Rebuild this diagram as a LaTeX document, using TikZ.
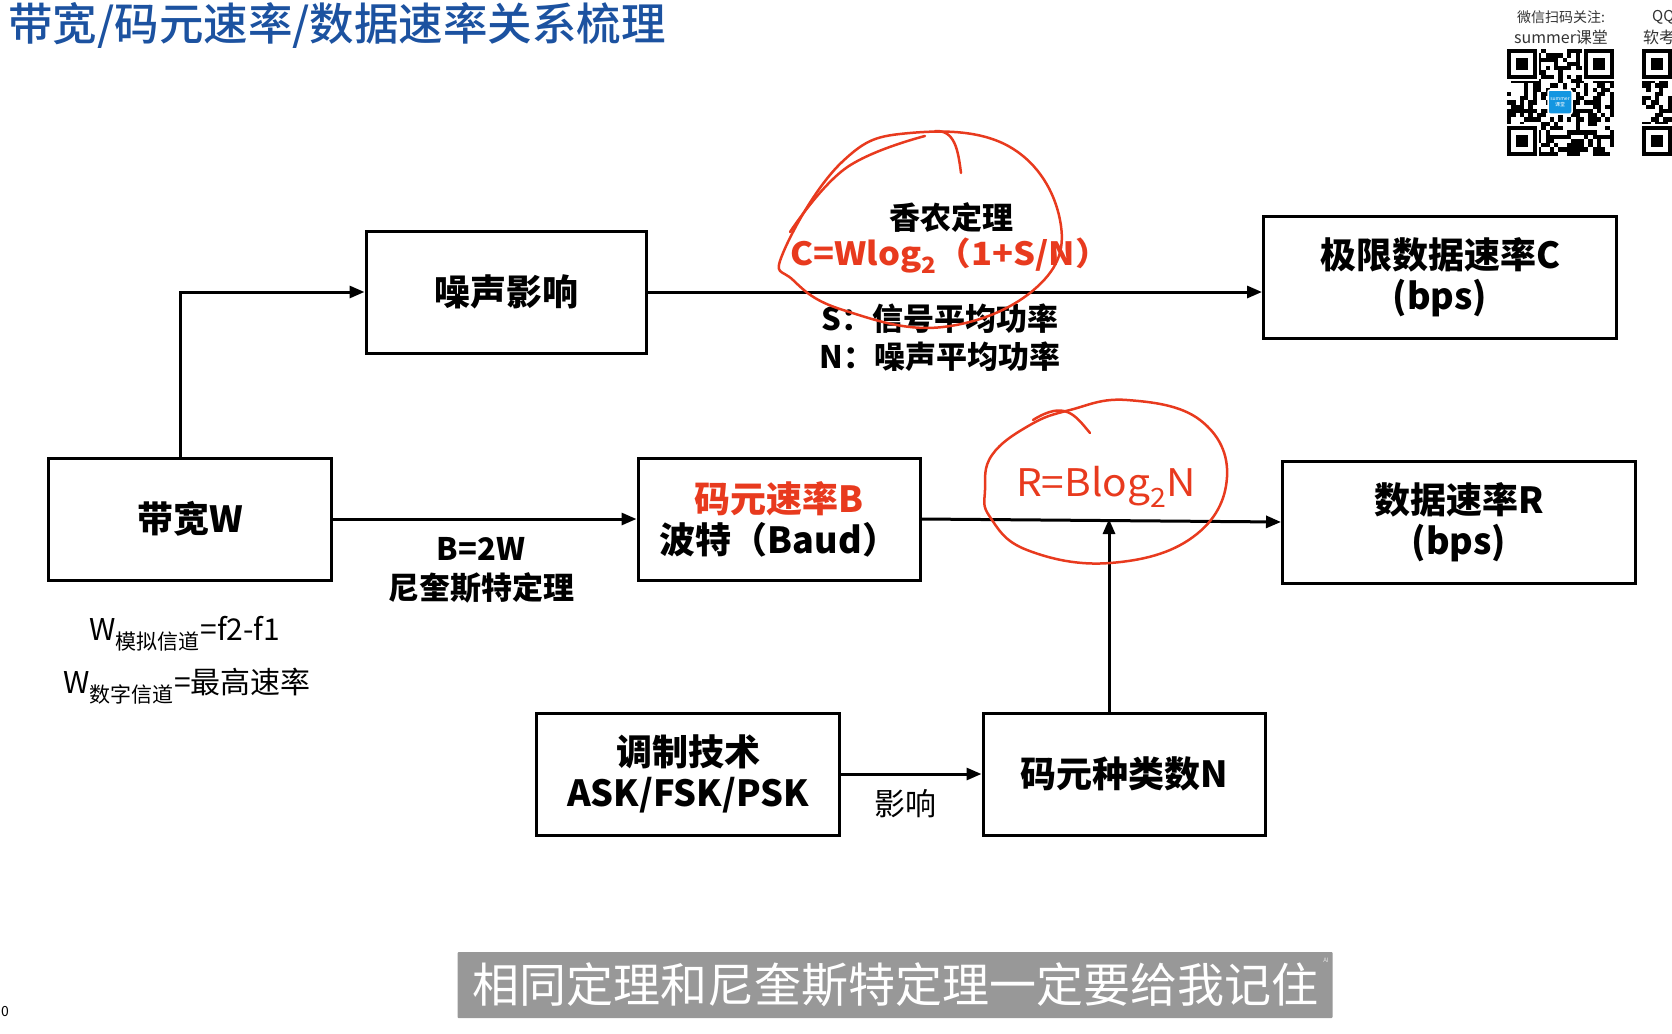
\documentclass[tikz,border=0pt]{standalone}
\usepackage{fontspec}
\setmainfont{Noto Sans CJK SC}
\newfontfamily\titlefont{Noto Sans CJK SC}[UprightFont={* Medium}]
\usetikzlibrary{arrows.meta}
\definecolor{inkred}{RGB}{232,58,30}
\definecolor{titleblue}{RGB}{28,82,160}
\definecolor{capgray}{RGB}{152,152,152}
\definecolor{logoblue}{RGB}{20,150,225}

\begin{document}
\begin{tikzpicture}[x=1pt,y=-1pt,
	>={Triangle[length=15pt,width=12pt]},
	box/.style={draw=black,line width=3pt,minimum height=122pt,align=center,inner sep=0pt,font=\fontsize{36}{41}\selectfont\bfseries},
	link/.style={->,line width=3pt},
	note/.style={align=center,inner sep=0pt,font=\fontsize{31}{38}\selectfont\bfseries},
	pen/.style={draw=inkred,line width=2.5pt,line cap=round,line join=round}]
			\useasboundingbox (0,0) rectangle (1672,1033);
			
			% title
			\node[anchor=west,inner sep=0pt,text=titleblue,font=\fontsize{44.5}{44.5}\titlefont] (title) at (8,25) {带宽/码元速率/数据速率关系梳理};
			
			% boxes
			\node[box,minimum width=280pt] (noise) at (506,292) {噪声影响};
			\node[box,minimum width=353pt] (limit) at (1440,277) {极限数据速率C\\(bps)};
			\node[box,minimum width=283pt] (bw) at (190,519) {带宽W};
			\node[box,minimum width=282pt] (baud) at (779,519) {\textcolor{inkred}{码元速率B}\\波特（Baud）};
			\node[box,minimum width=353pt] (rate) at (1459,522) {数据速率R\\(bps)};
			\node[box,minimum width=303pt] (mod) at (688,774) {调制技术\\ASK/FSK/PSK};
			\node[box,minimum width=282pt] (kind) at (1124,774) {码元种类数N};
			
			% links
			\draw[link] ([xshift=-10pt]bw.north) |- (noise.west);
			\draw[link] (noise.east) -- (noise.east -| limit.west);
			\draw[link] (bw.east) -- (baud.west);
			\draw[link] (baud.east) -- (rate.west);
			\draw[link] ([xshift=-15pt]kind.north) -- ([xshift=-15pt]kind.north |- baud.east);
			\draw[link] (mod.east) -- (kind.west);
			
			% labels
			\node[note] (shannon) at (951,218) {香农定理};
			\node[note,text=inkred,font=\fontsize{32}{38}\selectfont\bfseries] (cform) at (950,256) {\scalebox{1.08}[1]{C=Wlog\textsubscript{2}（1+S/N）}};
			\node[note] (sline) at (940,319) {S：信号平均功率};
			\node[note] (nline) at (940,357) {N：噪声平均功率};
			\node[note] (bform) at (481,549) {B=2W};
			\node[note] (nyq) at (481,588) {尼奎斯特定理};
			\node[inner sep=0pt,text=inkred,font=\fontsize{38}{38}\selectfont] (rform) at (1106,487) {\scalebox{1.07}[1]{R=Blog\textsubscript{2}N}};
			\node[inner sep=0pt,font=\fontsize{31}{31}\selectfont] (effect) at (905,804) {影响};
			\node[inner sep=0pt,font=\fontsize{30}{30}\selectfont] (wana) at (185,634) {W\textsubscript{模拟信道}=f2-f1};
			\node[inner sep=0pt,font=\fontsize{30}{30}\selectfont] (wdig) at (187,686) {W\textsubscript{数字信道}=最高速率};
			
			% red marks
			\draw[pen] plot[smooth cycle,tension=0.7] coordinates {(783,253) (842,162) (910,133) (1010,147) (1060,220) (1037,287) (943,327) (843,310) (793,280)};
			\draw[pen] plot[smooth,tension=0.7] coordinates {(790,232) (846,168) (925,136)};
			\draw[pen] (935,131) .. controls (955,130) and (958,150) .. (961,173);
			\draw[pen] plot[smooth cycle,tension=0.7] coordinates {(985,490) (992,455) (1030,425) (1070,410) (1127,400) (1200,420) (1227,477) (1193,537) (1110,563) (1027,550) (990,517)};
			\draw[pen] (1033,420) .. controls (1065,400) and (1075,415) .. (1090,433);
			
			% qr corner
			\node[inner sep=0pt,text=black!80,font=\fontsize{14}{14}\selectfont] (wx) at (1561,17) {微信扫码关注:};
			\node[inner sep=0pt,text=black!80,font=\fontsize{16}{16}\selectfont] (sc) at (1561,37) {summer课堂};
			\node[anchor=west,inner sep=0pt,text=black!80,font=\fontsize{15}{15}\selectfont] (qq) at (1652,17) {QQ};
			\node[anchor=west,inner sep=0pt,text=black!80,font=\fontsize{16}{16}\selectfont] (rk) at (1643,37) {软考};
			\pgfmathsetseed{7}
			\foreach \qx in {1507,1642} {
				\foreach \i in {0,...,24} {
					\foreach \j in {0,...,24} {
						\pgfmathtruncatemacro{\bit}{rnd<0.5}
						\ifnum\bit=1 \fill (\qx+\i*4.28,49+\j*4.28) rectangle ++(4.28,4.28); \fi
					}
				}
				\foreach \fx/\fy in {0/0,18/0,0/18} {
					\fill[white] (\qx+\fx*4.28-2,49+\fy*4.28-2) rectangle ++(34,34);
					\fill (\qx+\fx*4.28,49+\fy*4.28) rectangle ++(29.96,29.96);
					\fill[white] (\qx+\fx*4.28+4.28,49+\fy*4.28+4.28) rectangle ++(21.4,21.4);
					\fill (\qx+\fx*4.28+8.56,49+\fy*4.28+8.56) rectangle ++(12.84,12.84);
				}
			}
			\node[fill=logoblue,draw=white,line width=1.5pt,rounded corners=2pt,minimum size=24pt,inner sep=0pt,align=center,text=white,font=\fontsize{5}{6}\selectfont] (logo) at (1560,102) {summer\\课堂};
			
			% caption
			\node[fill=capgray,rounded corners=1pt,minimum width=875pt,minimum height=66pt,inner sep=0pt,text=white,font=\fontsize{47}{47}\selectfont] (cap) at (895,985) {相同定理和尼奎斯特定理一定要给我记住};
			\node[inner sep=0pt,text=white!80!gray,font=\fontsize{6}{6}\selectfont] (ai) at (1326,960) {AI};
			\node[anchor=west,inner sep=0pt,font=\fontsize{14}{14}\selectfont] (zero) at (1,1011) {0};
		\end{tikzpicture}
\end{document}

------------------------------

• _WHAT THE TASK ASKS_
Repeat the listing above exactly from its first line to the line containing "(title) at (8,25)", both included, and omit the pictures.

• _EXERCISE RESULT_
Rebuild this diagram as a LaTeX document, using TikZ.
\documentclass[tikz,border=0pt]{standalone}
\usepackage{fontspec}
\setmainfont{Noto Sans CJK SC}
\newfontfamily\titlefont{Noto Sans CJK SC}[UprightFont={* Medium}]
\usetikzlibrary{arrows.meta}
\definecolor{inkred}{RGB}{232,58,30}
\definecolor{titleblue}{RGB}{28,82,160}
\definecolor{capgray}{RGB}{152,152,152}
\definecolor{logoblue}{RGB}{20,150,225}

\begin{document}
\begin{tikzpicture}[x=1pt,y=-1pt,
	>={Triangle[length=15pt,width=12pt]},
	box/.style={draw=black,line width=3pt,minimum height=122pt,align=center,inner sep=0pt,font=\fontsize{36}{41}\selectfont\bfseries},
	link/.style={->,line width=3pt},
	note/.style={align=center,inner sep=0pt,font=\fontsize{31}{38}\selectfont\bfseries},
	pen/.style={draw=inkred,line width=2.5pt,line cap=round,line join=round}]
			\useasboundingbox (0,0) rectangle (1672,1033);
			
			% title
			\node[anchor=west,inner sep=0pt,text=titleblue,font=\fontsize{44.5}{44.5}\titlefont] (title) at (8,25) {带宽/码元速率/数据速率关系梳理};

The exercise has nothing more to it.